## SHORT TASK:
Print the entries below exactly as they appear, from the first line up to and including the line with "-17.86, -17.54, -17.34];". Do not print any pictures.

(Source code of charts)

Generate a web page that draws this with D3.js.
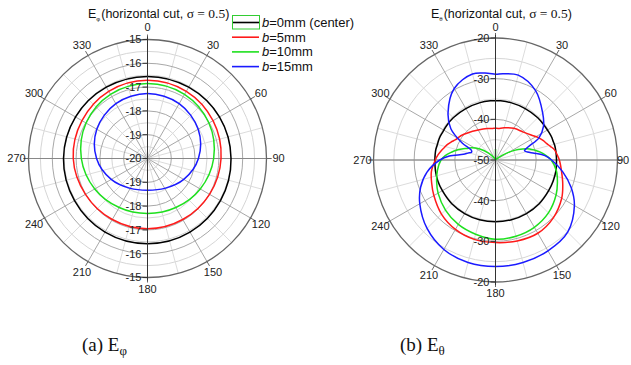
<!DOCTYPE html>
<html>
<head>
<meta charset="utf-8">
<script src="https://cdn.jsdelivr.net/npm/d3@7"></script>
<style>
  body { margin: 0; background: #fff; }
  svg text { font-family: Arial, "Liberation Sans", sans-serif; }
</style>
</head>
<body>
<svg id="chart" width="631" height="365"></svg>
<script>
// angle ticks and radial ticks
var angleTicks = [0, 30, 60, 90, 120, 150, 180, 210, 240, 270, 300, 330];
var phiRadialTicks = [-20, -19, -18, -17, -16, -15];
var thetaRadialTicks = [-50, -40, -30, -20];

var legendLabels = ["0mm (center)", "5mm", "10mm", "15mm"];
var seriesColors = ["#000000", "#ff1a1a", "#1ee01e", "#1a1aff"];

// (a) E_phi, values in dB read every 30 deg
var phiAngles = [0, 30, 60, 90, 120, 150, 180, 210, 240, 270, 300, 330];
var phiBlack = [-16.55, -16.54, -16.51, -16.49, -16.46, -16.43, -16.42, -16.43, -16.46, -16.47, -16.51, -16.54];
var phiRed   = [-16.71, -16.74, -16.82, -16.91, -16.99, -17.04, -17.05, -17.04, -16.99, -16.88, -16.82, -16.74];
var phiGreen = [-16.85, -16.89, -17.02, -17.22, -17.44, -17.62, -17.69, -17.62, -17.44, -17.22, -17.02, -16.89];
var phiBlue  = [-17.27, -17.34, -17.54, -17.86, -18.24, -18.55, -18.67, -18.55, -18.24, -17.86, -17.54, -17.34];

// (b) E_theta, values in dB
var thetaAngles = [0, 5, 15, 30, 45, 55, 63, 68, 72, 76, 80, 85, 90, 100, 110, 120, 135, 150, 165, 180,
                   195, 210, 225, 240, 250, 260, 270, 275, 280, 284, 288, 292, 297, 305, 315, 330, 345, 355];
var thetaBlack = [-35.4, -35.4, -35.4, -35.4, -35.3, -35.3, -35.2, -35.1, -35.1, -35.0, -35.0, -35.0, -35.0, -34.9, -34.9, -34.9, -34.8, -34.8, -34.8, -34.8,
                  -34.8, -34.8, -34.8, -34.9, -34.9, -35.0, -35.1, -35.1, -35.1, -35.2, -35.2, -35.2, -35.3, -35.3, -35.3, -35.4, -35.4, -35.4];
var thetaRed   = [-42.2, -42.2, -41.8, -41.0, -40.3, -39.3, -38.0, -37.3, -36.8, -36.1, -35.3, -34.8, -34.3, -33.5, -32.4, -31.2, -29.9, -29.2, -29.4, -29.7,
                  -29.8, -30.3, -31.2, -32.5, -33.3, -34.0, -35.2, -35.8, -36.5, -37.1, -37.6, -38.2, -39.0, -39.6, -40.5, -41.5, -42.0, -42.2];
var thetaGreen = [-47.3, -50.0, -50.0, -50.0, -49.7, -48.0, -44.8, -42.8, -41.2, -40.0, -38.8, -37.5, -36.3, -34.8, -33.8, -32.8, -31.6, -30.9, -30.6, -30.5,
                  -31.1, -31.7, -32.6, -33.7, -34.6, -35.5, -36.6, -37.6, -39.0, -40.1, -41.3, -42.4, -43.4, -45.3, -47.6, -49.5, -50.0, -50.0];
var thetaBlue  = [-28.9, -28.7, -28.4, -30.3, -33.6, -35.6, -38.0, -41.3, -42.5, -41.9, -40.3, -37.8, -36.2, -33.2, -30.2, -27.6, -24.9, -24.2, -23.9, -23.8,
                  -23.9, -24.6, -26.2, -28.5, -30.4, -32.9, -36.3, -38.6, -42.0, -43.0, -43.8, -43.6, -40.8, -36.6, -33.5, -29.7, -28.1, -28.6];

var serif = "'Liberation Serif', 'Times New Roman', serif";

var svg = d3.select("#chart");
svg.append("rect").attr("width", 631).attr("height", 365).attr("fill", "#fff");

function rad(a) { return a * Math.PI / 180; }

function polarChart(cfg) {
  var g = svg.append("g").attr("transform", "translate(" + cfg.cx + "," + cfg.cy + ")");
  var r = d3.scaleLinear().domain(cfg.domain).range([0, cfg.R]).clamp(true);

  // minor circles (half steps)
  var ticks = cfg.ticks;
  var step = ticks[1] - ticks[0];
  var minor = ticks.slice(0, -1).map(function (t) { return t + step / 2; });
  g.selectAll("circle.minor").data(minor).enter().append("circle")
    .attr("r", function (d) { return r(d); })
    .attr("fill", "none").attr("stroke", "#d6d6d6").attr("stroke-width", 1);

  // spokes every 15 deg
  var spokes = d3.range(0, 360, 15);
  g.selectAll("line.spoke").data(spokes).enter().append("line")
    .attr("x1", 0).attr("y1", 0)
    .attr("x2", function (d) { return cfg.R * Math.sin(rad(d)); })
    .attr("y2", function (d) { return -cfg.R * Math.cos(rad(d)); })
    .attr("stroke", function (d) { return d % 30 === 0 ? "#a8a8a8" : "#dcdcdc"; })
    .attr("stroke-width", 1);

  g.selectAll("circle.major").data(ticks.slice(1, -1)).enter().append("circle")
    .attr("r", function (d) { return r(d); })
    .attr("fill", "none").attr("stroke", "#a8a8a8").attr("stroke-width", 1);

  // horizontal axis
  g.append("line").attr("x1", -cfg.R - 5).attr("x2", cfg.R + 5).attr("y1", 0).attr("y2", 0)
    .attr("stroke", "#888").attr("stroke-width", 1);

  // outer circle
  g.append("circle").attr("r", cfg.R).attr("fill", "none").attr("stroke", "#666").attr("stroke-width", 1.3);

  // outer ticks
  g.selectAll("line.otick").data(angleTicks).enter().append("line")
    .attr("x1", function (d) { return cfg.R * Math.sin(rad(d)); })
    .attr("y1", function (d) { return -cfg.R * Math.cos(rad(d)); })
    .attr("x2", function (d) { return (cfg.R + 5) * Math.sin(rad(d)); })
    .attr("y2", function (d) { return -(cfg.R + 5) * Math.cos(rad(d)); })
    .attr("stroke", "#666").attr("stroke-width", 1);

  // curves
  var line = d3.lineRadial()
    .angle(function (d) { return rad(d[0]); })
    .radius(function (d) { return r(d[1]); })
    .curve(d3.curveCatmullRomClosed.alpha(0.5));
  cfg.series.forEach(function (vals, i) {
    var pts = cfg.angles.map(function (a, j) { return [a, vals[j]]; });
    g.append("path").attr("d", line(pts))
      .attr("fill", "none").attr("stroke", seriesColors[i]).attr("stroke-width", 1.5);
  });

  // vertical axis
  g.append("line").attr("x1", 0).attr("x2", 0).attr("y1", -cfg.R - 3).attr("y2", cfg.R + 3)
    .attr("stroke", "#333").attr("stroke-width", 1);

  // radial tick labels (top and bottom)
  var lab = [];
  ticks.forEach(function (t) { lab.push({ v: t, s: -1 }); if (t !== ticks[0]) lab.push({ v: t, s: 1 }); });
  g.selectAll("line.rtick").data(lab).enter().append("line")
    .attr("x1", -5).attr("x2", 0)
    .attr("y1", function (d) { return d.s * r(d.v); })
    .attr("y2", function (d) { return d.s * r(d.v); })
    .attr("stroke", "#333");
  g.selectAll("text.rlab").data(lab).enter().append("text")
    .attr("x", -6).attr("y", function (d) { return d.s * r(d.v); })
    .attr("dy", "0.35em").attr("text-anchor", "end")
    .attr("font-size", 11).attr("fill", "#222")
    .text(function (d) { return d.v; });

  // angle labels
  g.selectAll("text.alab").data(angleTicks).enter().append("text")
    .attr("x", function (d) {
      var x = cfg.labelR * Math.sin(rad(d));
      return Math.min(x, 631 - cfg.cx - 8);
    })
    .attr("y", function (d) { return -cfg.labelR * Math.cos(rad(d)); })
    .attr("dy", "0.35em").attr("text-anchor", "middle")
    .attr("font-size", 11).attr("fill", "#222")
    .text(function (d) { return d; });

  // title
  var t = svg.append("text").attr("x", cfg.titleX).attr("y", 18)
    .attr("font-size", 12.5).attr("fill", "#111");
  t.append("tspan").text("E");
  t.append("tspan").attr("font-size", 6).attr("dy", 3).text(cfg.sub);
  t.append("tspan").attr("dy", -3).attr("dx", 1).text("(horizontal cut, ");
  t.append("tspan").style("font-family", serif).attr("font-size", 13.5).text("σ = 0.5");
  t.append("tspan").text(")");

  // caption
  var c = svg.append("text").attr("x", cfg.capX).attr("y", 351)
    .style("font-family", serif)
    .attr("font-size", 19).attr("fill", "#111");
  c.append("tspan").text(cfg.cap + " E");
  c.append("tspan").attr("font-size", 13).attr("dy", 4).text(cfg.sub);
}

polarChart({
  cx: 147.5, cy: 158.5, R: 119, labelR: 131, domain: [-20, -15], ticks: phiRadialTicks,
  angles: phiAngles, series: [phiBlack, phiRed, phiGreen, phiBlue],
  sub: "φ", titleX: 88, cap: "(a)", capX: 82
});
polarChart({
  cx: 495.5, cy: 160, R: 122, labelR: 133, domain: [-50, -20], ticks: thetaRadialTicks,
  angles: thetaAngles, series: [thetaBlack, thetaRed, thetaGreen, thetaBlue],
  sub: "θ", titleX: 431, cap: "(b)", capX: 400
});

// legend
var leg = svg.append("g");
legendLabels.forEach(function (lbl, i) {
  var y = 22.5 + i * 14.7;
  leg.append("line").attr("x1", 232).attr("x2", 259).attr("y1", y).attr("y2", y)
    .attr("stroke", seriesColors[i]).attr("stroke-width", 1.6);
  var t = leg.append("text").attr("x", 262).attr("y", y).attr("dy", "0.35em")
    .attr("font-size", 13).attr("fill", "#111");
  t.append("tspan").attr("font-style", "italic").text("b");
  t.append("tspan").text("=" + lbl);
});
leg.append("rect").attr("x", 232.5).attr("y", 15.5).attr("width", 27).attr("height", 13.5)
  .attr("fill", "none").attr("stroke", "#33cc33").attr("stroke-width", 1);
</script>
</body>
</html>
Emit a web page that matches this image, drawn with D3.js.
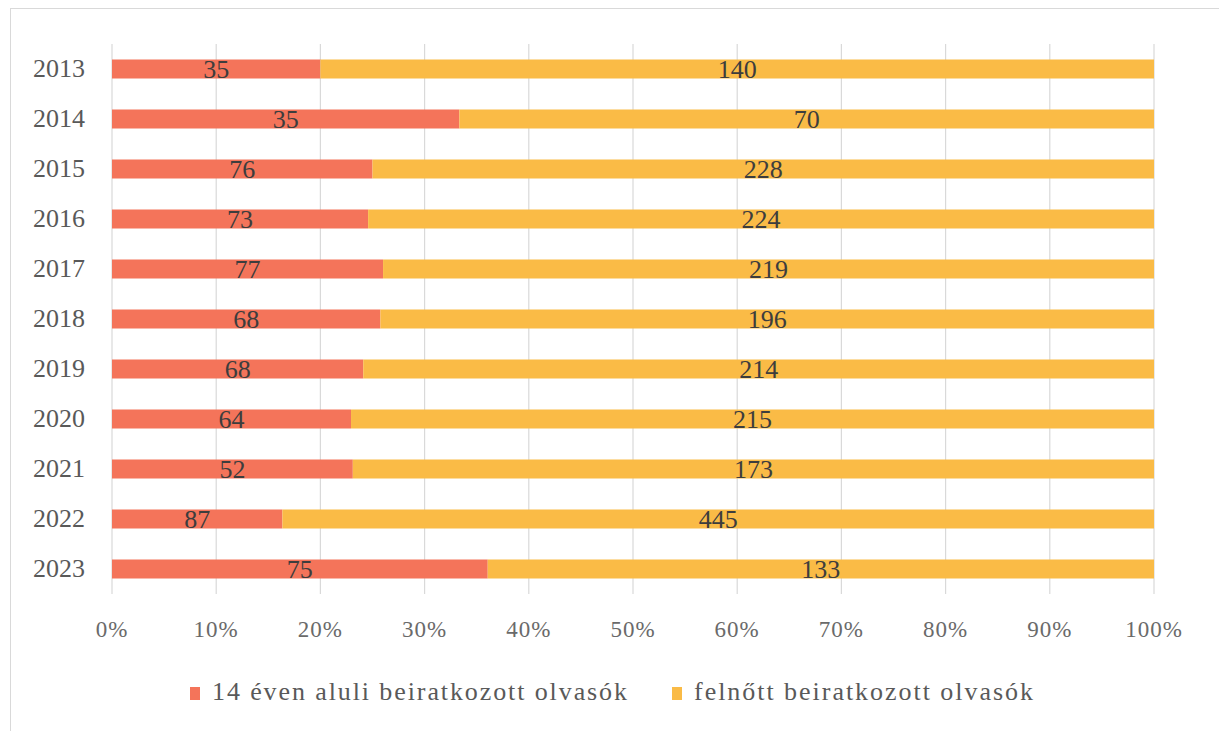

## REPLY:
Generate a web page that draws this with D3.js.
<!DOCTYPE html>
<html>
<head>
<meta charset="utf-8">
<script src="https://cdn.jsdelivr.net/npm/d3@7"></script>
<style>
  body { margin: 0; background: #fff; }
  svg text { font-family: Arial, "Liberation Sans", sans-serif; }
</style>
</head>
<body>
<svg id="chart" width="631" height="365"></svg>
<script>
// angle ticks and radial ticks
var angleTicks = [0, 30, 60, 90, 120, 150, 180, 210, 240, 270, 300, 330];
var phiRadialTicks = [-20, -19, -18, -17, -16, -15];
var thetaRadialTicks = [-50, -40, -30, -20];

var legendLabels = ["0mm (center)", "5mm", "10mm", "15mm"];
var seriesColors = ["#000000", "#ff1a1a", "#1ee01e", "#1a1aff"];

// (a) E_phi, values in dB read every 30 deg
var phiAngles = [0, 30, 60, 90, 120, 150, 180, 210, 240, 270, 300, 330];
var phiBlack = [-16.55, -16.54, -16.51, -16.49, -16.46, -16.43, -16.42, -16.43, -16.46, -16.47, -16.51, -16.54];
var phiRed   = [-16.71, -16.74, -16.82, -16.91, -16.99, -17.04, -17.05, -17.04, -16.99, -16.88, -16.82, -16.74];
var phiGreen = [-16.85, -16.89, -17.02, -17.22, -17.44, -17.62, -17.69, -17.62, -17.44, -17.22, -17.02, -16.89];
var phiBlue  = [-17.27, -17.34, -17.54, -17.86, -18.24, -18.55, -18.67, -18.55, -18.24, -17.86, -17.54, -17.34];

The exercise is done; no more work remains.